### WRITTEN REQUEST
All lines from the beginning of the listing through the line with "import seaborn as sns" are to be copied word for word; the pictures are not.

### DATA PROVIDED
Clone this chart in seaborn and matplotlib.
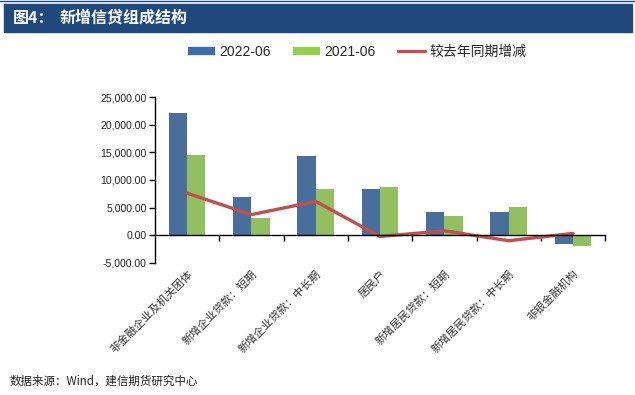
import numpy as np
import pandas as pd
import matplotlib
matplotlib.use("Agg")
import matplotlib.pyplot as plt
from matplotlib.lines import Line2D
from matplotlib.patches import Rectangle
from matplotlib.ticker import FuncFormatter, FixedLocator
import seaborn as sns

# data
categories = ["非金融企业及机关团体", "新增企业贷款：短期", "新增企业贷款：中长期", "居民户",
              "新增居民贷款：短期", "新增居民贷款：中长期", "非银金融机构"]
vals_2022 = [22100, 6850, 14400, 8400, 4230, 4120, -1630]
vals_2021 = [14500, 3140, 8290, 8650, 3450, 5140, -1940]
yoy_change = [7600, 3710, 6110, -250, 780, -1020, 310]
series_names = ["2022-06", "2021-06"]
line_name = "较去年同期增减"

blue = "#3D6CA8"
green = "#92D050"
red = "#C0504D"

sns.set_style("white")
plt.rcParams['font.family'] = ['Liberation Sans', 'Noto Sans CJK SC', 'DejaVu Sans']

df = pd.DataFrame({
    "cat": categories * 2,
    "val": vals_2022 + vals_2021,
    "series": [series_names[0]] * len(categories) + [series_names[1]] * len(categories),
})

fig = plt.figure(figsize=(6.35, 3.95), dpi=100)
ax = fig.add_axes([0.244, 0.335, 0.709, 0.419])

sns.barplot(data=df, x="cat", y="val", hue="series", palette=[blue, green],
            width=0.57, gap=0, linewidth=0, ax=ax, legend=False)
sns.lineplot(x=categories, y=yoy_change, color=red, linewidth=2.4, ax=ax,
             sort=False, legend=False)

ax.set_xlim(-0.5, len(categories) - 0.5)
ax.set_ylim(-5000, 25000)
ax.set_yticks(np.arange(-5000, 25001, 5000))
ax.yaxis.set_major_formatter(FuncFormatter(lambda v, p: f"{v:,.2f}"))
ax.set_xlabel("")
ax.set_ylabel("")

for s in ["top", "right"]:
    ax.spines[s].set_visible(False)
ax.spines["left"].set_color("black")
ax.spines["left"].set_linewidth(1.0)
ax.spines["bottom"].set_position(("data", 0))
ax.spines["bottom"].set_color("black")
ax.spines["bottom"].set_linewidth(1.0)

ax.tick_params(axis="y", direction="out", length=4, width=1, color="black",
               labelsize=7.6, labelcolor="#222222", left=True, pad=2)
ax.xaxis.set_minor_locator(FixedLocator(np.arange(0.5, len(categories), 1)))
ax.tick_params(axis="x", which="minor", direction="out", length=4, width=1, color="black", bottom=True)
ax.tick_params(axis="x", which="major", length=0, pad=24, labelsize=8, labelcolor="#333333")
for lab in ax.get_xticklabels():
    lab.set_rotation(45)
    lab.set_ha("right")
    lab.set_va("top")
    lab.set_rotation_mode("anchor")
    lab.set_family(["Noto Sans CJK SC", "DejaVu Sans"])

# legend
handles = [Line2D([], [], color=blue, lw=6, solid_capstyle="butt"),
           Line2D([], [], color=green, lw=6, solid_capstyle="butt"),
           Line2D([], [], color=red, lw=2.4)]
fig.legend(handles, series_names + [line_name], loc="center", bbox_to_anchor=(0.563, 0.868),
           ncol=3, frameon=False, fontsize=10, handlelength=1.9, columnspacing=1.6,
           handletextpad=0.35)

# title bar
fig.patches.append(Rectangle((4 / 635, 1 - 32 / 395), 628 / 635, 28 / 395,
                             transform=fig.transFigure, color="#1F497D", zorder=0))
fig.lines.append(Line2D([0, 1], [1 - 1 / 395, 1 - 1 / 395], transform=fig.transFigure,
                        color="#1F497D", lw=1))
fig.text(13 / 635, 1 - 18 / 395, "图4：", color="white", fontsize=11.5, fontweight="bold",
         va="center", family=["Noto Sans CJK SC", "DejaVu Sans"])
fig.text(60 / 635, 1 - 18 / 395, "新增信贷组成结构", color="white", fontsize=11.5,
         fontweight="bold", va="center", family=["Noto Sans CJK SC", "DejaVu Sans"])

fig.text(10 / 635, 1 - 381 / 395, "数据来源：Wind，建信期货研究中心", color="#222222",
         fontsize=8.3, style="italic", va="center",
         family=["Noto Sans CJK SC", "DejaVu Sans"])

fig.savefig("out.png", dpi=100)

### TASK RESULT
Clone this chart in seaborn and matplotlib.
import numpy as np
import pandas as pd
import matplotlib
matplotlib.use("Agg")
import matplotlib.pyplot as plt
from matplotlib.lines import Line2D
from matplotlib.patches import Rectangle
from matplotlib.ticker import FuncFormatter, FixedLocator
import seaborn as sns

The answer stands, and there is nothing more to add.